YOUR OBJECTIVE: Take the listing from its first line through the line that contains "0.0, 0.0, 0.0]" and please retype those lines exactly, leaving out the pictures.

START SOURCE DATA

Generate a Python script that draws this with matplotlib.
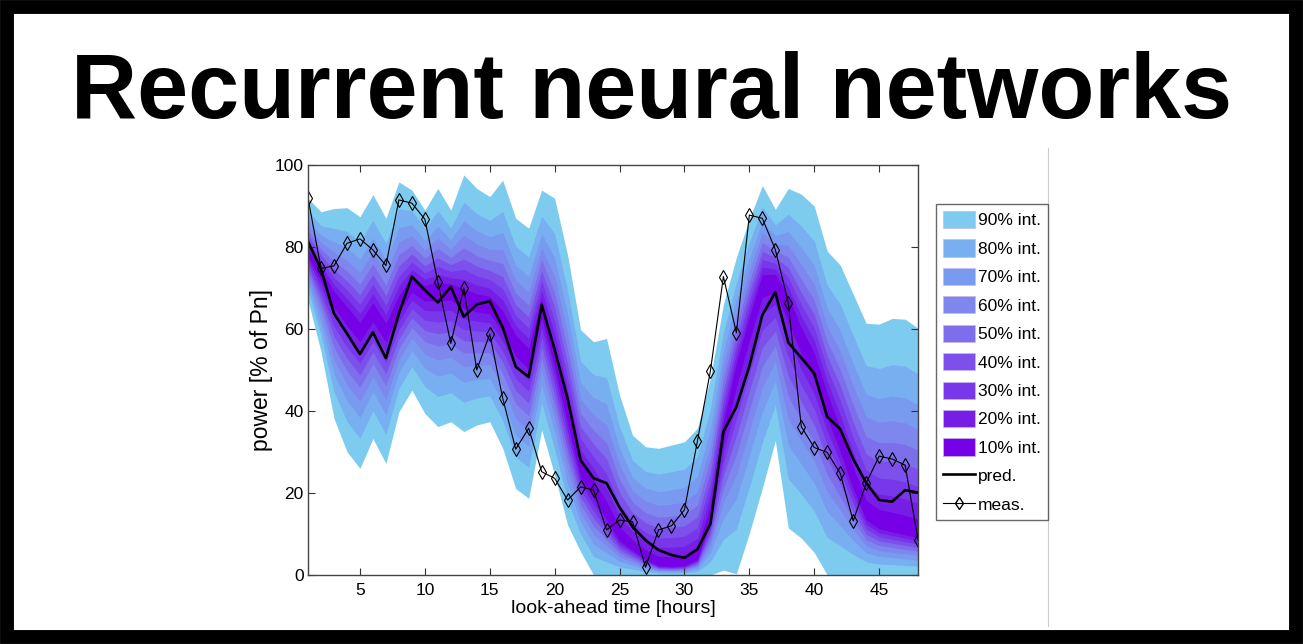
import numpy as np
import matplotlib
matplotlib.use('Agg')
import matplotlib.pyplot as plt
from matplotlib.patches import Patch, Rectangle
from matplotlib.lines import Line2D

plt.rcParams['font.family'] = ['Liberation Sans', 'DejaVu Sans']

# look-ahead hours
hours = list(range(1, 49))

# measured power [% of Pn]
meas = [91.9, 74.8, 75.4, 80.9, 82.0, 79.3, 75.5, 91.5, 90.7, 86.8, 71.5, 56.5,
        70.0, 50.0, 58.8, 43.1, 30.7, 35.8, 25.2, 23.6, 18.3, 21.5, 20.7, 11.0,
        13.4, 13.0, 1.9, 11.0, 12.0, 15.9, 32.7, 49.8, 72.8, 59.1, 87.8, 87.0,
        79.4, 66.4, 36.2, 31.1, 29.9, 24.8, 13.2, 22.4, 29.0, 28.3, 26.8, 8.5]

# point prediction
pred = [81.3, 74.6, 63.8, 58.9, 53.9, 59.2, 52.9, 63.8, 72.8, 69.5, 66.5, 70.3,
        63.0, 66.0, 66.8, 60.4, 50.8, 48.3, 65.9, 55.0, 43.0, 28.0, 23.6, 22.4,
        16.5, 11.8, 8.5, 6.1, 4.9, 4.2, 6.3, 12.5, 35.0, 41.0, 51.0, 63.4,
        69.0, 56.7, 53.0, 49.2, 38.6, 35.6, 28.3, 22.5, 18.3, 17.9, 20.7, 20.1]

# centre of the predictive distribution
centre = [78.5, 73.2, 67.5, 63.4, 59.5, 64.2, 59.3, 65.9, 71.0, 69.1, 69.5, 69.5,
          67.5, 66.5, 65.9, 61.8, 56.1, 52.8, 65.0, 52.8, 39.0, 25.2, 20.3, 14.6,
          9.0, 6.5, 4.1, 2.4, 2.2, 2.4, 4.1, 14.6, 35.0, 49.6, 61.0, 71.5,
          72.0, 65.9, 57.7, 51.2, 41.5, 32.5, 22.8, 14.6, 12.2, 11.4, 10.6, 9.8]

# 90% interval bounds
hi90 = [91.9, 88.6, 89.4, 89.6, 87.4, 92.8, 87.0, 95.9, 93.9, 89.0, 94.3, 89.0,
        97.6, 94.3, 92.3, 96.3, 87.0, 84.6, 93.9, 91.9, 78.0, 59.8, 56.9, 57.7,
        43.9, 34.1, 31.3, 30.9, 31.7, 32.5, 35.8, 48.0, 66.0, 77.5, 86.8, 95.0,
        89.2, 94.3, 92.9, 90.0, 79.0, 75.6, 68.5, 61.4, 61.2, 62.6, 62.4, 60.2]
lo90 = [67.0, 54.5, 38.2, 30.1, 26.0, 33.3, 27.2, 39.8, 45.1, 39.4, 36.2, 37.4,
        35.0, 36.6, 37.4, 30.9, 21.1, 18.7, 35.4, 24.4, 12.2, 5.7, 0.0, 0.0,
        0.0, 0.0, 0.0, 0.0, 0.0, 0.0, 0.0, 0.0, 1.2, 0.3, 10.2, 21.2,
        32.8, 11.5, 9.0, 5.5, 0.0, 0.0, 0.0, 0.0, 0.0, 0.0, 0.0, 0.0]

levels = [90, 80, 70, 60, 50, 40, 30, 20, 10]
colors = ['#7ecbf0', '#78aff0', '#789bf0', '#7d87ee', '#7d6eeb',
          '#7d50eb', '#7837eb', '#761ee6', '#7600e6']

# normal quantile for each central interval, relative to the 90% one
zq = {90: 1.645, 80: 1.282, 70: 1.036, 60: 0.842, 50: 0.674,
      40: 0.524, 30: 0.385, 20: 0.253, 10: 0.126}

x = np.array(hours)
c = np.array(centre)
hi = np.array(hi90)
lo = np.array(lo90)

fig = plt.figure(figsize=(13.03, 6.44), dpi=100)
ax = fig.add_axes([0.2364, 0.1071, 0.4682, 0.6366])

for lev, col in zip(levels, colors):
    r = zq[lev] / zq[90]
    ax.fill_between(x, c - r * (c - lo), c + r * (hi - c), color=col,
                    linewidth=0, antialiased=True)

ax.plot(x, pred, color='black', lw=1.9)
ax.plot(x, meas, color='black', lw=0.8, marker='d', markersize=7.5,
        markerfacecolor='none', markeredgecolor='black', markeredgewidth=0.8)

ax.set_xlim(1, 48)
ax.set_ylim(0, 100)
ax.set_xticks([5, 10, 15, 20, 25, 30, 35, 40, 45])
ax.set_yticks([0, 20, 40, 60, 80, 100])
ax.tick_params(direction='in', top=True, right=True, length=5, width=0.8,
               labelsize=12.5, pad=6, colors='#333333', labelcolor='black')
ax.tick_params(axis='y', pad=3)
for s in ax.spines.values():
    s.set_color('#444444')
    s.set_linewidth(1.0)
ax.set_xlabel('look-ahead time [hours]', fontsize=14, labelpad=1)
ax.set_ylabel('power [% of Pn]', fontsize=16.5, labelpad=1)

handles = [Patch(facecolor=col, edgecolor='#c8b8f0', linewidth=0.5,
                 label='%d%% int.' % lev) for lev, col in zip(levels, colors)]
handles.append(Line2D([], [], color='black', lw=1.9, label='pred.'))
handles.append(Line2D([], [], color='black', lw=0.8, marker='d', markersize=6.5,
                      markerfacecolor='none', label='meas.'))
leg = fig.legend(handles=handles, loc='upper left',
                 bbox_to_anchor=(0.7183, 0.6832), bbox_transform=fig.transFigure,
                 borderaxespad=0, fontsize=12.5, frameon=True, fancybox=False,
                 edgecolor='#444444', handlelength=1.85, handleheight=1.15,
                 labelspacing=0.63, handletextpad=0.17, borderpad=0.4)
leg.get_frame().set_linewidth(1.0)

# thin separator on the right
fig.add_artist(Line2D([1048 / 1303, 1048 / 1303], [1 - 148 / 644, 1 - 626 / 644],
                      color='#cccccc', lw=0.8, transform=fig.transFigure))

fig.text(0.5, 1 - 118 / 644, 'Recurrent neural networks', ha='center',
         va='baseline', fontsize=66, fontweight='bold')

# heavy black frame
fig.add_artist(Rectangle((7 / 1303, 7 / 644), 1 - 14 / 1303, 1 - 14 / 644,
                         transform=fig.transFigure, fill=False,
                         edgecolor='black', lw=10))

fig.savefig('out.png', dpi=100)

END SOURCE DATA

EXPECTED OUTPUT:
Generate a Python script that draws this with matplotlib.
import numpy as np
import matplotlib
matplotlib.use('Agg')
import matplotlib.pyplot as plt
from matplotlib.patches import Patch, Rectangle
from matplotlib.lines import Line2D

plt.rcParams['font.family'] = ['Liberation Sans', 'DejaVu Sans']

# look-ahead hours
hours = list(range(1, 49))

# measured power [% of Pn]
meas = [91.9, 74.8, 75.4, 80.9, 82.0, 79.3, 75.5, 91.5, 90.7, 86.8, 71.5, 56.5,
        70.0, 50.0, 58.8, 43.1, 30.7, 35.8, 25.2, 23.6, 18.3, 21.5, 20.7, 11.0,
        13.4, 13.0, 1.9, 11.0, 12.0, 15.9, 32.7, 49.8, 72.8, 59.1, 87.8, 87.0,
        79.4, 66.4, 36.2, 31.1, 29.9, 24.8, 13.2, 22.4, 29.0, 28.3, 26.8, 8.5]

# point prediction
pred = [81.3, 74.6, 63.8, 58.9, 53.9, 59.2, 52.9, 63.8, 72.8, 69.5, 66.5, 70.3,
        63.0, 66.0, 66.8, 60.4, 50.8, 48.3, 65.9, 55.0, 43.0, 28.0, 23.6, 22.4,
        16.5, 11.8, 8.5, 6.1, 4.9, 4.2, 6.3, 12.5, 35.0, 41.0, 51.0, 63.4,
        69.0, 56.7, 53.0, 49.2, 38.6, 35.6, 28.3, 22.5, 18.3, 17.9, 20.7, 20.1]

# centre of the predictive distribution
centre = [78.5, 73.2, 67.5, 63.4, 59.5, 64.2, 59.3, 65.9, 71.0, 69.1, 69.5, 69.5,
          67.5, 66.5, 65.9, 61.8, 56.1, 52.8, 65.0, 52.8, 39.0, 25.2, 20.3, 14.6,
          9.0, 6.5, 4.1, 2.4, 2.2, 2.4, 4.1, 14.6, 35.0, 49.6, 61.0, 71.5,
          72.0, 65.9, 57.7, 51.2, 41.5, 32.5, 22.8, 14.6, 12.2, 11.4, 10.6, 9.8]

# 90% interval bounds
hi90 = [91.9, 88.6, 89.4, 89.6, 87.4, 92.8, 87.0, 95.9, 93.9, 89.0, 94.3, 89.0,
        97.6, 94.3, 92.3, 96.3, 87.0, 84.6, 93.9, 91.9, 78.0, 59.8, 56.9, 57.7,
        43.9, 34.1, 31.3, 30.9, 31.7, 32.5, 35.8, 48.0, 66.0, 77.5, 86.8, 95.0,
        89.2, 94.3, 92.9, 90.0, 79.0, 75.6, 68.5, 61.4, 61.2, 62.6, 62.4, 60.2]
lo90 = [67.0, 54.5, 38.2, 30.1, 26.0, 33.3, 27.2, 39.8, 45.1, 39.4, 36.2, 37.4,
        35.0, 36.6, 37.4, 30.9, 21.1, 18.7, 35.4, 24.4, 12.2, 5.7, 0.0, 0.0,
        0.0, 0.0, 0.0, 0.0, 0.0, 0.0, 0.0, 0.0, 1.2, 0.3, 10.2, 21.2,
        32.8, 11.5, 9.0, 5.5, 0.0, 0.0, 0.0, 0.0, 0.0, 0.0, 0.0, 0.0]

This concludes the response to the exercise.